田有年曾跟后人講過,吳家在吳鈞過世后逐漸衰頹,子孫們難以維系龐大的家業,終至變賣家中典藏,可能是當時還不懂得《金城攬勝圖》的價值,便賣給了時任甘肅省教育廳廳長的“識貨人”水梓。
據田有年之子田多琛回憶,父親一輩子謹慎小心,是再實誠不過的人,所言應該不為虛。
而在此本筆記的扉頁上,田有年還特別注明,“看過以后不可說,要守密,免生問題”,時間注明為1978年4月1日。
至于為什么沒署名,田多琛猜測,“也許是馬四當時與吳鈞身份不對等,此畫或作為‘孝敬’之用,不署名也是以示謙卑。”
當然,真相已不得而知。
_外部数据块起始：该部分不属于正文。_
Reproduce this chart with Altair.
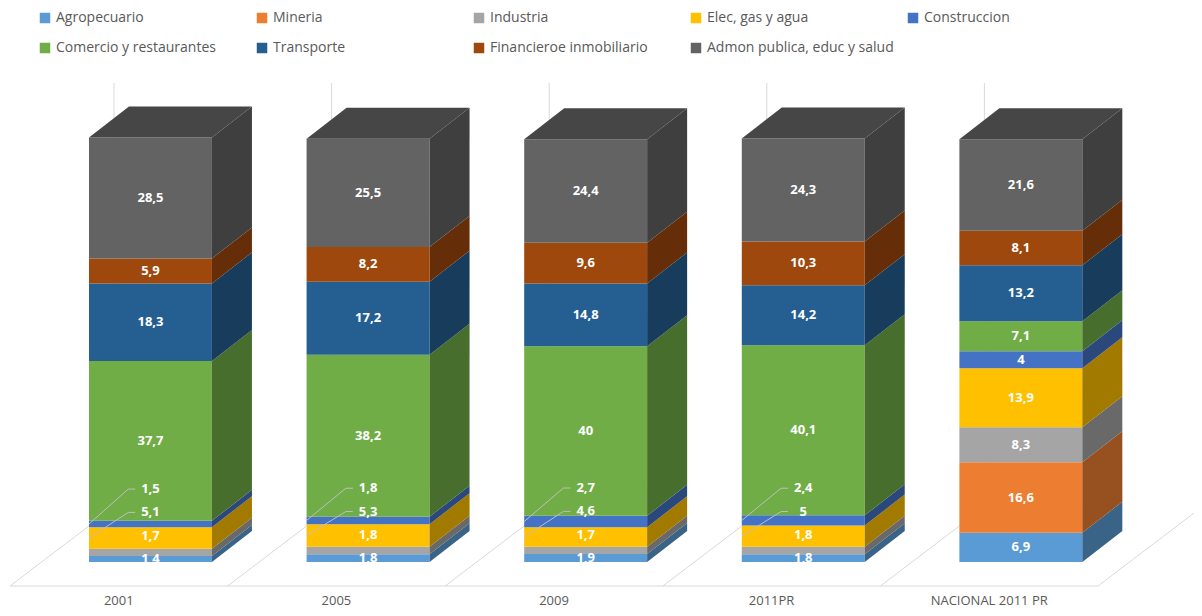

也有說法提及,田有年在世時曾回憶,《金城攬勝圖》為馬五所作。事實究竟如何,仍有些撲朔迷離。
1956年,水梓將此圖捐贈給政府,現藏于甘肅省博物館。
不該有的陌生
據甘肅省博物館歷史部工作人員介紹,1992年,省博布置絲綢之路展的時候,《金城攬勝圖》還曾經是其中一環。只是后來重新布展,因為宋以后陸上絲路逐漸被海路取代,為了突出重點,明清時期就少有涉及,此圖也就收入了文物庫。“當然,其中可能也有保護文物方面的考慮,畢竟長時間地展示肯定會對文物有所損害。”,“而且館藏文物為數眾多,究竟展覽哪些,也很值得思慮。”
而對于許多人來說,《金城攬勝圖》甚至只是一個陌生的名詞。
《金城攬勝圖》周全而形象地反映了明清時期蘭州的城市面貌,從其中也可以窺見明清兩代社會的進步,主流社會的文化導向、生活情趣等內容,為挖掘整理蘭州的歷史文化提供了形象的資料,是研究晚清蘭州城的實證資料。